Solar panels? What’s the payback on investing in them? Decades? Fuhgeddabowdit. Same with batteries. Few people know that one of the first hybrid cars was created by Exxon after the OPEC embargoes in the 1970s. But once the oil started flowing again, Exxon terminated the project and gave the prototype to Toyota. Can you say “Prius,” boys and girls? Yeah, we knew you could.

The impact of China’s high-speed rail is not so much about getting people from place to place quickly as it is about reducing the amount of fossil fuel it takes to get them there. Who wants to fight traffic to get to JFK or LAX to suffer flight delays and hours of traffic on the other end when you can hop on a high-speed train and be in a city 700 miles away in less than 3 hours? No airplane, no jet fuel, and no carbon emission injected into the atmosphere at 35,000 feet. China’s Fuxing trains are powered by electricity, which in China often comes from enormous solar farms instead of coal-powered thermal generating stations. China does still have plenty of those, but it is phasing them out faster than any other country.

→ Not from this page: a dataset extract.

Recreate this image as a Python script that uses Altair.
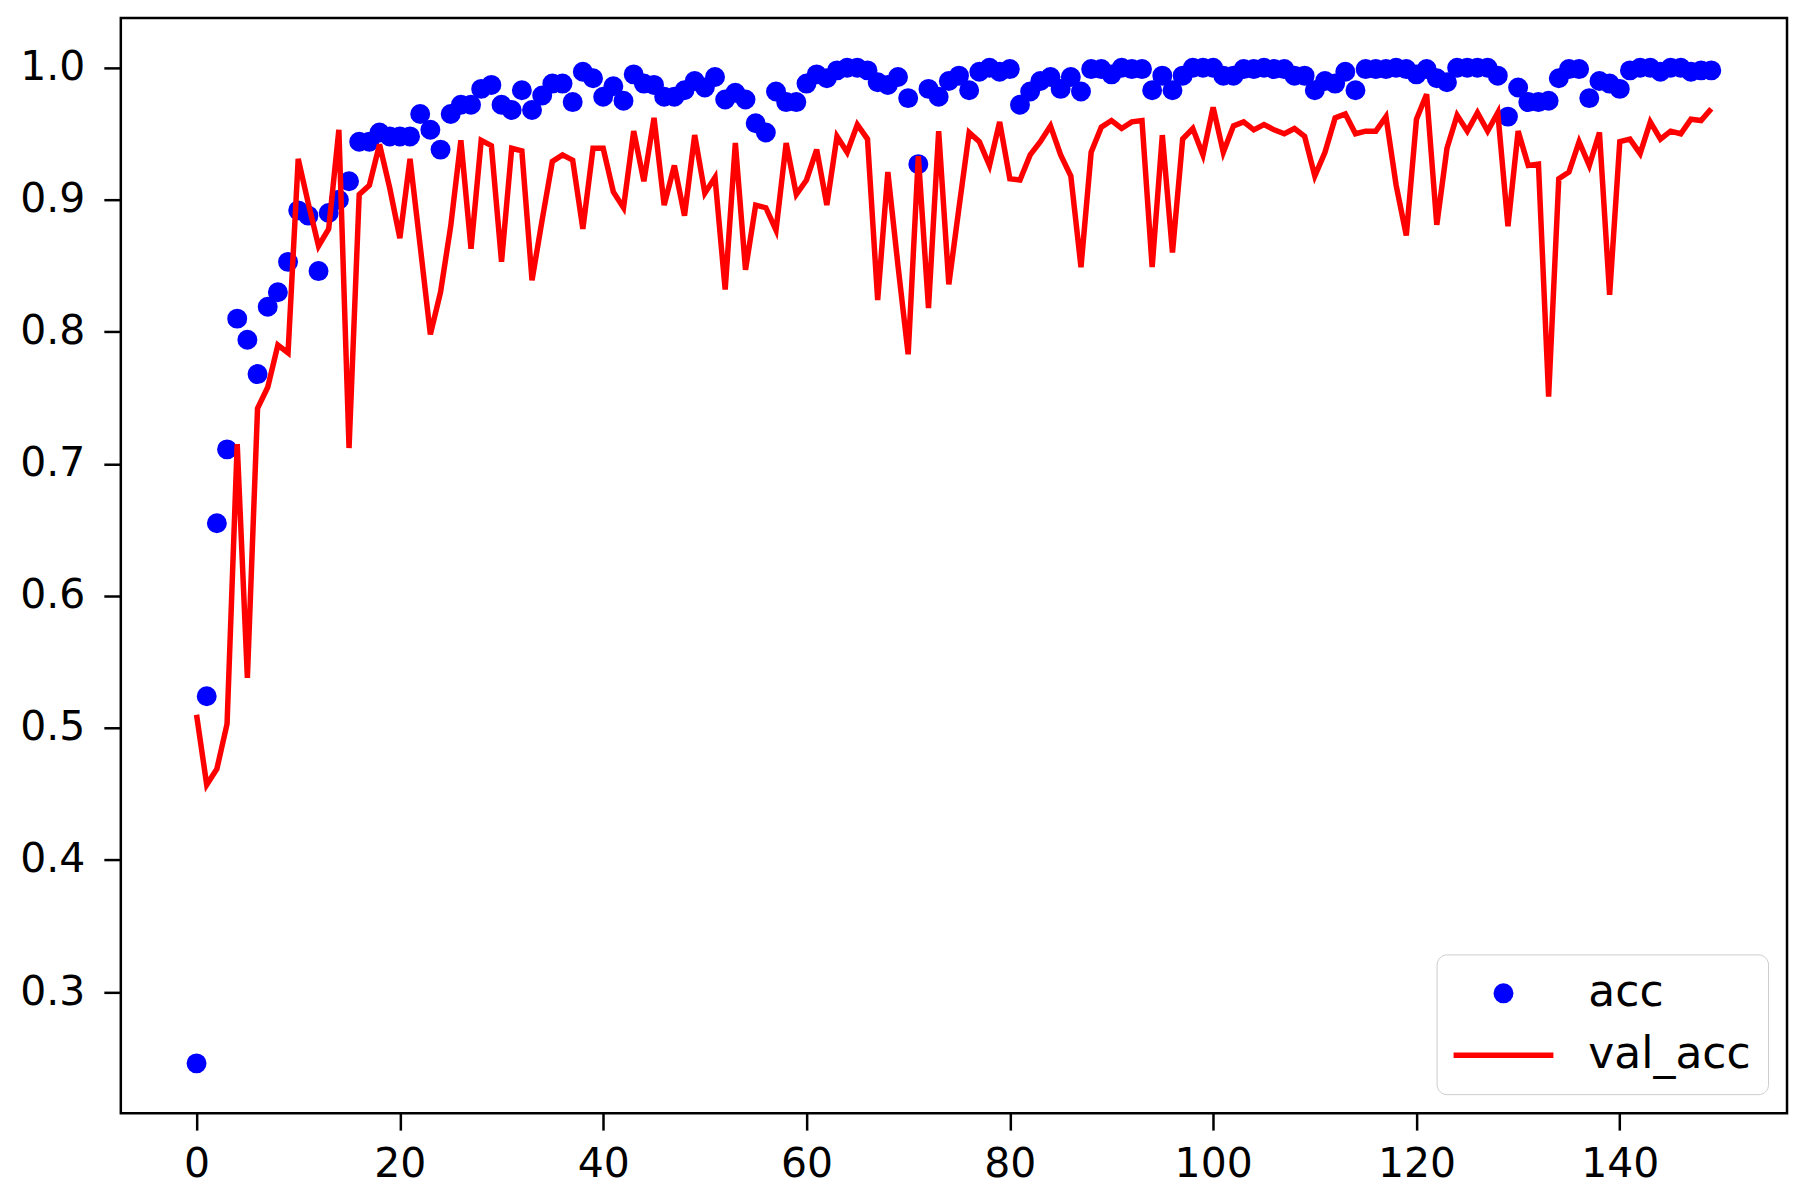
import altair as alt
import pandas as pd

epochs = list(range(150))

acc = [
    0.246, 0.524, 0.655, 0.711, 0.810, 0.794, 0.768, 0.819, 0.830, 0.853,
    0.892, 0.888, 0.846, 0.890, 0.900, 0.914, 0.944, 0.944, 0.951, 0.948,
    0.948, 0.948, 0.965, 0.953, 0.938, 0.965, 0.972, 0.972, 0.984, 0.987,
    0.972, 0.968, 0.983, 0.968, 0.979, 0.988, 0.988, 0.974, 0.997, 0.992,
    0.978, 0.986, 0.975, 0.995, 0.988, 0.987, 0.978, 0.978, 0.983, 0.990,
    0.985, 0.993, 0.976, 0.981, 0.976, 0.958, 0.951, 0.982, 0.974, 0.974,
    0.988, 0.995, 0.992, 0.998, 1.000, 1.000, 0.998, 0.989, 0.987, 0.993,
    0.977, 0.927, 0.984, 0.978, 0.990, 0.994, 0.983, 0.997, 1.000, 0.997,
    0.999, 0.972, 0.982, 0.990, 0.993, 0.984, 0.993, 0.982, 0.999, 0.999,
    0.995, 1.000, 0.999, 0.999, 0.983, 0.994, 0.983, 0.994, 1.000, 1.000,
    1.000, 0.994, 0.994, 0.999, 0.999, 1.000, 0.999, 0.999, 0.994, 0.994,
    0.983, 0.990, 0.988, 0.997, 0.983, 0.999, 0.999, 0.999, 1.000, 0.999,
    0.995, 0.999, 0.992, 0.989, 1.000, 1.000, 1.000, 1.000, 0.994, 0.963,
    0.985, 0.974, 0.974, 0.975, 0.992, 0.999, 0.999, 0.977, 0.990, 0.988,
    0.984, 0.998, 1.000, 1.000, 0.997, 1.000, 1.000, 0.997, 0.998, 0.998,
]

val_acc = [
    0.510, 0.457, 0.469, 0.503, 0.715, 0.538, 0.742, 0.758, 0.790, 0.784,
    0.931, 0.897, 0.865, 0.878, 0.953, 0.712, 0.904, 0.911, 0.942, 0.909,
    0.871, 0.931, 0.865, 0.798, 0.830, 0.880, 0.945, 0.863, 0.945, 0.941,
    0.853, 0.939, 0.937, 0.839, 0.885, 0.929, 0.934, 0.930, 0.878, 0.939,
    0.939, 0.906, 0.894, 0.952, 0.914, 0.962, 0.896, 0.926, 0.888, 0.949,
    0.905, 0.917, 0.832, 0.943, 0.847, 0.896, 0.894, 0.877, 0.943, 0.904,
    0.915, 0.938, 0.896, 0.948, 0.936, 0.957, 0.946, 0.824, 0.921, 0.850,
    0.783, 0.933, 0.818, 0.952, 0.836, 0.894, 0.951, 0.944, 0.926, 0.959,
    0.916, 0.915, 0.934, 0.944, 0.956, 0.934, 0.918, 0.849, 0.936, 0.955,
    0.960, 0.954, 0.959, 0.960, 0.849, 0.949, 0.860, 0.946, 0.954, 0.934,
    0.970, 0.936, 0.956, 0.959, 0.953, 0.957, 0.953, 0.950, 0.954, 0.948,
    0.918, 0.936, 0.962, 0.965, 0.950, 0.952, 0.952, 0.963, 0.911, 0.873,
    0.961, 0.980, 0.881, 0.939, 0.964, 0.952, 0.966, 0.952, 0.966, 0.880,
    0.952, 0.926, 0.927, 0.751, 0.916, 0.921, 0.944, 0.926, 0.951, 0.828,
    0.944, 0.946, 0.935, 0.959, 0.946, 0.952, 0.950, 0.961, 0.960, 0.969,
]

series_names = ["acc", "val_acc"]
series_colors = ["#0000ff", "#ff0000"]
# legend glyphs: a dot for acc, a short horizontal line for val_acc
series_shapes = ["circle", "M-2,0L2,0"]
series_sizes = [210, 2500]
x_ticks = [0, 20, 40, 60, 80, 100, 120, 140]
y_ticks = [0.3, 0.4, 0.5, 0.6, 0.7, 0.8, 0.9, 1.0]

acc_df = pd.DataFrame({"epoch": epochs, "value": acc, "series": "acc"})
val_df = pd.DataFrame({"epoch": epochs, "value": val_acc, "series": "val_acc"})

x_enc = alt.X(
    "epoch:Q",
    scale=alt.Scale(domain=[-7.45, 156.45], nice=False, zero=False),
    axis=alt.Axis(values=x_ticks, format="d", title=None, labelPadding=14),
)
y_enc = alt.Y(
    "value:Q",
    scale=alt.Scale(domain=[0.2083, 1.0377], nice=False, zero=False),
    axis=alt.Axis(values=y_ticks, format=".1f", title=None, labelPadding=19),
)

legend = alt.Legend(
    title=None,
    orient="bottom-right",
    offset=19,
    padding=17,
    cornerRadius=10,
    strokeColor="#cccccc",
    fillColor="white",
    labelFont="DejaVu Sans",
    labelFontSize=44,
    labelColor="black",
    symbolOffset=22,
    labelOffset=57,
    labelLimit=400,
    rowPadding=12,
    symbolStrokeWidth=5.5,
)

points = alt.Chart(acc_df).mark_point(filled=True, opacity=1, strokeWidth=5.5).encode(
    x=x_enc,
    y=y_enc,
    fill=alt.Fill("series:N", scale=alt.Scale(domain=series_names, range=series_colors), legend=legend),
    stroke=alt.Stroke("series:N", scale=alt.Scale(domain=series_names, range=series_colors), legend=legend),
    shape=alt.Shape("series:N", scale=alt.Scale(domain=series_names, range=series_shapes), legend=legend),
    size=alt.Size("series:N", scale=alt.Scale(type="ordinal", domain=series_names, range=series_sizes), legend=legend),
)

line = alt.Chart(val_df).mark_line(color="#ff0000", strokeWidth=5.5).encode(
    x=x_enc,
    y=y_enc,
)

chart = (
    alt.layer(points, line)
    .properties(
        width=1669,
        height=1097,
        autosize=alt.AutoSizeParams(type="none"),
        padding={"left": 113, "top": 9, "right": 10, "bottom": 75},
    )
    .configure_view(stroke="black", strokeWidth=2.5)
    .configure_axis(
        grid=False,
        domain=False,
        tickColor="black",
        tickWidth=2.5,
        tickSize=17,
        labelFont="DejaVu Sans",
        labelFontSize=41,
        labelColor="black",
    )
)

chart.save("out.html", embed_options={"renderer": "svg", "actions": False})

Readers may choose to focus on how transfer of technology made China a manufacturing powerhouse and consider what might happen if its advanced electric car technology was embraced by the US and the EU instead of discouraged by high tariff barriers. What if they took a page from the Chinese playbook and allowed BYD and other Chinese car companies to sell cars that were manufactured locally with domestic parts and materials? Think of it as technology transfer in reverse. China is not without its faults. Ask the democracy advocates in Hong Kong about that. But in the world of technology, it is clearly in the lead and pulling away. That should be a concern for so-called “first world” nations.